SOURCE DATA
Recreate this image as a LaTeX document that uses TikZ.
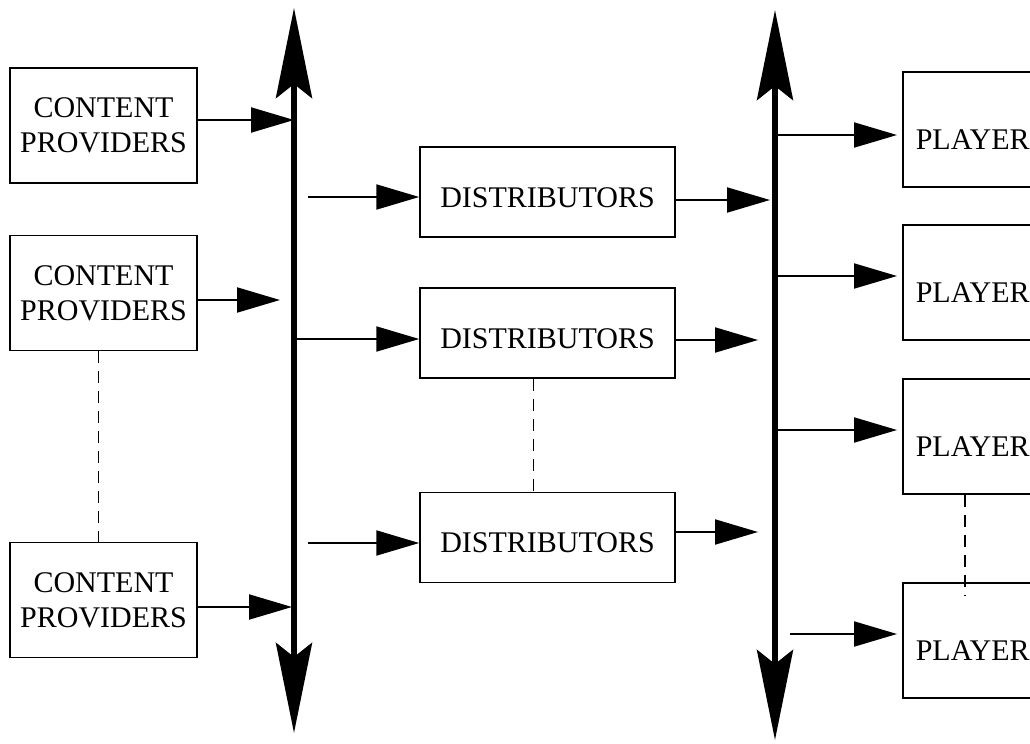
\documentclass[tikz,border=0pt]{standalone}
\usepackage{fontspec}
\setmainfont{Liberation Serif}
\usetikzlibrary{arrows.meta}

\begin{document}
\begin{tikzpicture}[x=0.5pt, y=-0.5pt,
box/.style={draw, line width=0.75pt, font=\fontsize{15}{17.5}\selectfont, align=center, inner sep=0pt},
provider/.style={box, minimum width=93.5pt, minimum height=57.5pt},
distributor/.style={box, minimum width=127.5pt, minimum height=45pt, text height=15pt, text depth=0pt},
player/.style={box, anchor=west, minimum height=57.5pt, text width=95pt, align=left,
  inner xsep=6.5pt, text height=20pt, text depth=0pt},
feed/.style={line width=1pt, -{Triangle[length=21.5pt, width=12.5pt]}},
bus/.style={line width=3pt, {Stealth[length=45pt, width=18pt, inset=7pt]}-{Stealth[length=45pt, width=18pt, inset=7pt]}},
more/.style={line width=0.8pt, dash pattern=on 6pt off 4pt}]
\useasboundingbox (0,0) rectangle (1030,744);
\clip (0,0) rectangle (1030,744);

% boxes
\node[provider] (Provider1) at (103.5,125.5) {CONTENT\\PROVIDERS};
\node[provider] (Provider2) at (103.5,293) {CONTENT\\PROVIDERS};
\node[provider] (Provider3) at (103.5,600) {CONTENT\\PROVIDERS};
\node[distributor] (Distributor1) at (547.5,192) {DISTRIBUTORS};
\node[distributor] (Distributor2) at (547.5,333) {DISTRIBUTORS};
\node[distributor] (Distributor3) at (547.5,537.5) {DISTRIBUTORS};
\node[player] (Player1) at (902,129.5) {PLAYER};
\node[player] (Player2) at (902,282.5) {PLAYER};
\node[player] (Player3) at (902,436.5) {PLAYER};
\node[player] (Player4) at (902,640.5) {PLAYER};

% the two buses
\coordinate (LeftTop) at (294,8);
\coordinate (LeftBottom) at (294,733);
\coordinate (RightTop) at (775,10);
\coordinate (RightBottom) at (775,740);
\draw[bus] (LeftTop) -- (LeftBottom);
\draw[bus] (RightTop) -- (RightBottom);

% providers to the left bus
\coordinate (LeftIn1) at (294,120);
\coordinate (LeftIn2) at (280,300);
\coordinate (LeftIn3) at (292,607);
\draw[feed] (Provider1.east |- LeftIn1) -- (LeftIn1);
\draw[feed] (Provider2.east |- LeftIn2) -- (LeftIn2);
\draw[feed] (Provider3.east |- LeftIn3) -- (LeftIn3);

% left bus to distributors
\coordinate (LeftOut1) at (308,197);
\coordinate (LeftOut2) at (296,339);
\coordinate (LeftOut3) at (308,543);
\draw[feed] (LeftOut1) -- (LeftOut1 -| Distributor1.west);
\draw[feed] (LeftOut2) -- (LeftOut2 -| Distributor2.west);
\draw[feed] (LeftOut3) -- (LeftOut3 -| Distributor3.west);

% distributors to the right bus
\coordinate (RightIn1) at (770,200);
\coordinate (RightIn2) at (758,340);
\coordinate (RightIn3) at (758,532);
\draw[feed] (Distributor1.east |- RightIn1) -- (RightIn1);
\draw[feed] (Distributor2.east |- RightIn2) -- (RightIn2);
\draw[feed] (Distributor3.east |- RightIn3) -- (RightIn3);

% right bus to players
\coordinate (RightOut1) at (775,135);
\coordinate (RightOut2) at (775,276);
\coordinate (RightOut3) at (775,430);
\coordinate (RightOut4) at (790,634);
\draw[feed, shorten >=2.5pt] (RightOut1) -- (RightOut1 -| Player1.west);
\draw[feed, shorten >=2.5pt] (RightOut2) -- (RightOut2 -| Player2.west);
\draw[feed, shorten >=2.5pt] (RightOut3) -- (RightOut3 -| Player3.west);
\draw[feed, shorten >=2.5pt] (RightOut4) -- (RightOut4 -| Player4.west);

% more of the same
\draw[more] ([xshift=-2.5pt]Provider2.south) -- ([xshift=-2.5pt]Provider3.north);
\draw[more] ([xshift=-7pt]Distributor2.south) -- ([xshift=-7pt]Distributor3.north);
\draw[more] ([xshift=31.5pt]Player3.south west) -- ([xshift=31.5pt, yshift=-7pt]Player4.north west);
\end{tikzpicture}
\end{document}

GIVEN REQUEST
Restate the full listing verbatim and drop every picture.

SOLVED EXERCISE
Recreate this image as a LaTeX document that uses TikZ.
\documentclass[tikz,border=0pt]{standalone}
\usepackage{fontspec}
\setmainfont{Liberation Serif}
\usetikzlibrary{arrows.meta}

\begin{document}
\begin{tikzpicture}[x=0.5pt, y=-0.5pt,
box/.style={draw, line width=0.75pt, font=\fontsize{15}{17.5}\selectfont, align=center, inner sep=0pt},
provider/.style={box, minimum width=93.5pt, minimum height=57.5pt},
distributor/.style={box, minimum width=127.5pt, minimum height=45pt, text height=15pt, text depth=0pt},
player/.style={box, anchor=west, minimum height=57.5pt, text width=95pt, align=left,
  inner xsep=6.5pt, text height=20pt, text depth=0pt},
feed/.style={line width=1pt, -{Triangle[length=21.5pt, width=12.5pt]}},
bus/.style={line width=3pt, {Stealth[length=45pt, width=18pt, inset=7pt]}-{Stealth[length=45pt, width=18pt, inset=7pt]}},
more/.style={line width=0.8pt, dash pattern=on 6pt off 4pt}]
\useasboundingbox (0,0) rectangle (1030,744);
\clip (0,0) rectangle (1030,744);

% boxes
\node[provider] (Provider1) at (103.5,125.5) {CONTENT\\PROVIDERS};
\node[provider] (Provider2) at (103.5,293) {CONTENT\\PROVIDERS};
\node[provider] (Provider3) at (103.5,600) {CONTENT\\PROVIDERS};
\node[distributor] (Distributor1) at (547.5,192) {DISTRIBUTORS};
\node[distributor] (Distributor2) at (547.5,333) {DISTRIBUTORS};
\node[distributor] (Distributor3) at (547.5,537.5) {DISTRIBUTORS};
\node[player] (Player1) at (902,129.5) {PLAYER};
\node[player] (Player2) at (902,282.5) {PLAYER};
\node[player] (Player3) at (902,436.5) {PLAYER};
\node[player] (Player4) at (902,640.5) {PLAYER};

% the two buses
\coordinate (LeftTop) at (294,8);
\coordinate (LeftBottom) at (294,733);
\coordinate (RightTop) at (775,10);
\coordinate (RightBottom) at (775,740);
\draw[bus] (LeftTop) -- (LeftBottom);
\draw[bus] (RightTop) -- (RightBottom);

% providers to the left bus
\coordinate (LeftIn1) at (294,120);
\coordinate (LeftIn2) at (280,300);
\coordinate (LeftIn3) at (292,607);
\draw[feed] (Provider1.east |- LeftIn1) -- (LeftIn1);
\draw[feed] (Provider2.east |- LeftIn2) -- (LeftIn2);
\draw[feed] (Provider3.east |- LeftIn3) -- (LeftIn3);

% left bus to distributors
\coordinate (LeftOut1) at (308,197);
\coordinate (LeftOut2) at (296,339);
\coordinate (LeftOut3) at (308,543);
\draw[feed] (LeftOut1) -- (LeftOut1 -| Distributor1.west);
\draw[feed] (LeftOut2) -- (LeftOut2 -| Distributor2.west);
\draw[feed] (LeftOut3) -- (LeftOut3 -| Distributor3.west);

% distributors to the right bus
\coordinate (RightIn1) at (770,200);
\coordinate (RightIn2) at (758,340);
\coordinate (RightIn3) at (758,532);
\draw[feed] (Distributor1.east |- RightIn1) -- (RightIn1);
\draw[feed] (Distributor2.east |- RightIn2) -- (RightIn2);
\draw[feed] (Distributor3.east |- RightIn3) -- (RightIn3);

% right bus to players
\coordinate (RightOut1) at (775,135);
\coordinate (RightOut2) at (775,276);
\coordinate (RightOut3) at (775,430);
\coordinate (RightOut4) at (790,634);
\draw[feed, shorten >=2.5pt] (RightOut1) -- (RightOut1 -| Player1.west);
\draw[feed, shorten >=2.5pt] (RightOut2) -- (RightOut2 -| Player2.west);
\draw[feed, shorten >=2.5pt] (RightOut3) -- (RightOut3 -| Player3.west);
\draw[feed, shorten >=2.5pt] (RightOut4) -- (RightOut4 -| Player4.west);

% more of the same
\draw[more] ([xshift=-2.5pt]Provider2.south) -- ([xshift=-2.5pt]Provider3.north);
\draw[more] ([xshift=-7pt]Distributor2.south) -- ([xshift=-7pt]Distributor3.north);
\draw[more] ([xshift=31.5pt]Player3.south west) -- ([xshift=31.5pt, yshift=-7pt]Player4.north west);
\end{tikzpicture}
\end{document}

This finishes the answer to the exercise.